MK seolah menutup mata terkait pencalonan Gibran yang bermasalah sejak awal dengan menyatakan proses pendaftaran anak Presiden Jokowi itu sudah diawasi oleh Bawaslu dan putusan Majelis Kehormatan MK (MKMK) yang menyatakan ada pelanggaran etik terkait putusan lembaga itu Nomor 90 Tahun 2023 tentang batas usia tidak serta-merta menggugurkan pencalonan Gibran.

Hakim MK, tambahnya, juga mengabaikan putusan Dewan Kehormatan Penyelenggara Pemilu (DKPP) yang menyatakan bahwa Komisi Pemilihan Umum (KPU) telah melanggar etik yang menerima pendaftaran hingga penetapan Gibran sebagai cawapres padahal lembaga penyelenggara pemilu itu belum merevisi Peraturan KPU Nomor 19 Tahun 2023 tentang pencalonan presiden dan wakil presiden.
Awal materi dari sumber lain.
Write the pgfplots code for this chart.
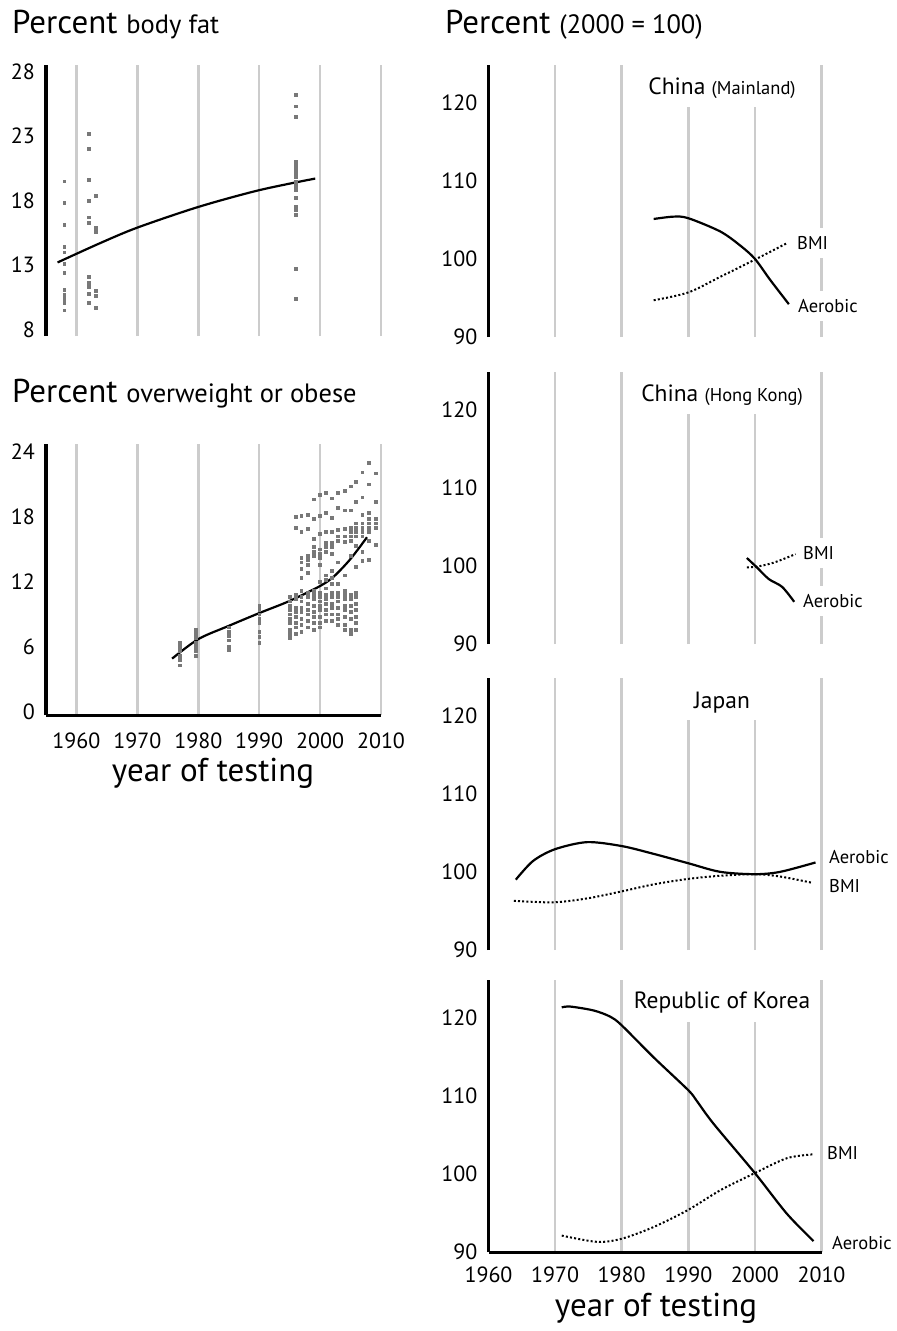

Lembaga itu langsung merujuk pada keputusan MK Nomor 90 Tahun 2023.

“Sebetulnya alasan-alasan tidak cukup alat bukti, tidak cukup waktu kemudian alasan yang cukup bagi mahkamah untuk mendalami setiap dalil, menurut saya memang ada problem pendekatan terhadap menilai sebuah kualitas pembuktian di tengah waktu yang sangat singkat,” kata Fadli.

Yang kedua, imbuhnya, MK sepertinya ragu-ragu karena sebagian dalil yang kemudian disampaikan oleh pemohon itu sumbernya dari mahkamah sendiri, yaitu Putusan Nomor 90 terkait dengan pencalonan Gibran.
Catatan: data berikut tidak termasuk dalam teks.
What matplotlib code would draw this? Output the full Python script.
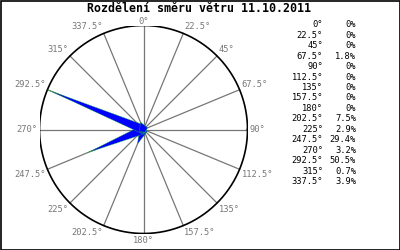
import numpy as np
import matplotlib
matplotlib.use("Agg")
import matplotlib.pyplot as plt

title = "Rozdělení směru větru 11.10.2011"
directions = [0, 22.5, 45, 67.5, 90, 112.5, 135, 157.5,
              180, 202.5, 225, 247.5, 270, 292.5, 315, 337.5]
dir_labels = ["0°", "22.5°", "45°", "67.5°", "90°", "112.5°", "135°", "157.5°",
              "180°", "202.5°", "225°", "247.5°", "270°", "292.5°", "315°", "337.5°"]
percent = [0, 0, 0, 1.8, 0, 0, 0, 0, 0, 7.5, 2.9, 29.4, 3.2, 50.5, 0.7, 3.9]
percent_labels = ["0%", "0%", "0%", "1.8%", "0%", "0%", "0%", "0%", "0%",
                  "7.5%", "2.9%", "29.4%", "3.2%", "50.5%", "0.7%", "3.9%"]

W, H = 400, 250
fig = plt.figure(figsize=(4, 2.5), dpi=100)
fig.patch.set_facecolor("white")

# frame around the whole picture
frame = fig.add_axes([0, 0, 1, 1])
frame.set_xlim(0, W)
frame.set_ylim(H, 0)
frame.axis("off")
frame.add_patch(plt.Rectangle((0.5, 0.5), W - 1, H - 1, fill=False,
                              edgecolor="black", lw=1.2))

# rose area in pixel coordinates
cx, cy, R = 143.5, 129.5, 104
ax = fig.add_axes([(cx - R) / W, (H - cy - R) / H, 2 * R / W, 2 * R / H])
ax.set_xlim(-1, 1)
ax.set_ylim(-1, 1)
ax.axis("off")

mono = "DejaVu Sans Mono"
grey = "#777777"

ang = np.radians(directions)
for a in ang:
    ax.plot([0, np.sin(a)], [0, np.cos(a)], color=grey, lw=0.9, zorder=1)
t = np.linspace(0, 2 * np.pi, 400)
ax.plot(np.cos(t), np.sin(t), color="black", lw=1.2, zorder=2)

# wedges scaled so the biggest one reaches the circle
pmax = max(percent)
hw = 0.042
for a, p in zip(ang, percent):
    if p <= 0:
        continue
    r = p / pmax
    dx, dy = np.sin(a), np.cos(a)
    px, py = -dy, dx
    xs = [r * dx, hw * px, -0.03 * dx, -hw * px]
    ys = [r * dy, hw * py, -0.03 * dy, -hw * py]
    ax.fill(xs, ys, facecolor="#0000ff", edgecolor="#22cc22", lw=0.25,
            zorder=3, clip_on=False)

# direction labels around the circle
for a, lab in zip(directions, dir_labels):
    rad = np.radians(a)
    k = 1.0 if a == 0 else 1.02
    x, y = k * np.sin(rad), k * np.cos(rad)
    if a in (0, 180):
        ha = "center"
    elif a < 180:
        ha = "left"
    else:
        ha = "right"
    if a in (90, 270):
        va = "center"
    elif a < 90 or a > 270:
        va = "bottom"
    else:
        va = "top"
    ax.text(x, y, lab, ha=ha, va=va, fontsize=6.3, family=mono,
            color=grey, clip_on=False)

frame.text(199, 8.5, title, ha="center", va="center", fontsize=8.4,
           family=mono, weight="bold", color="black")

# table on the right
for i, (lab, pl) in enumerate(zip(dir_labels, percent_labels)):
    yy = 24.7 + i * 10.47
    frame.text(323, yy, lab, ha="right", va="center", fontsize=6.3,
               family=mono, color="black")
    frame.text(356, yy, pl, ha="right", va="center", fontsize=6.3,
               family=mono, color="black")

fig.savefig("out.png", dpi=100)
Dalam putusannya, MK juga memerintahkan sejumlah perbaikan untuk Pemilu yang akan datang bahkan pemilihan kepala daerah.

Hal ini, kata Fadli, sangat “anomali” karena kasus pemilu yang ada adalah kasus yang terjadi saat ini terkait dengan kejadian hukum konkret pemilu 2024 yang diserahkan ke MK untuk diselesaikan. Namun, mengapa lembaga itu justru memerintahkan perbaikan untuk Pemilu yang akan datang.

Sementara itu, pengamat politik dari Badan Riset dan Inovasi Nasional (BRIN), Lili Romli, menilai pemilihan presiden (pilpres) 2024 bermasalah. Alhasil, presiden terpilih kurang kuat legitimasinya karena tiga hakim konstitusi menunjukkan ada persoalan-persoalan, yakni politisasi bantuan sosial, keterlibatan kepala daerah dan aparat lainnya.

Lili menekankan pendapat berbeda dari tiga hakim konstitusi tersebut bukan sembarangan. Hal itu dikeluarkan berdasarkan fakta-fakta dalam persidangan, hanya kalah dalam voting.

Dia menjelaskan kurangnya legitimasi tersebut bagi pemerintahan mendatang bisa jadi akan menghadapi berbagai kendala kalau ada kebijakan yang salah dan bisa menjadi pemicu bagi publik yang tidak puas dengan hasil pilpres 2024.

“PR presiden terpilih ke depan, bisa jadi ini akan menjadi rintangan-rintangan atau kendala. Jadi kalau bijakan-bijakan ke depan sedikit saja salah, tidak sesuai dengan aspirasi masyarakat bisa menjadi “bom waktu” “ujarnya.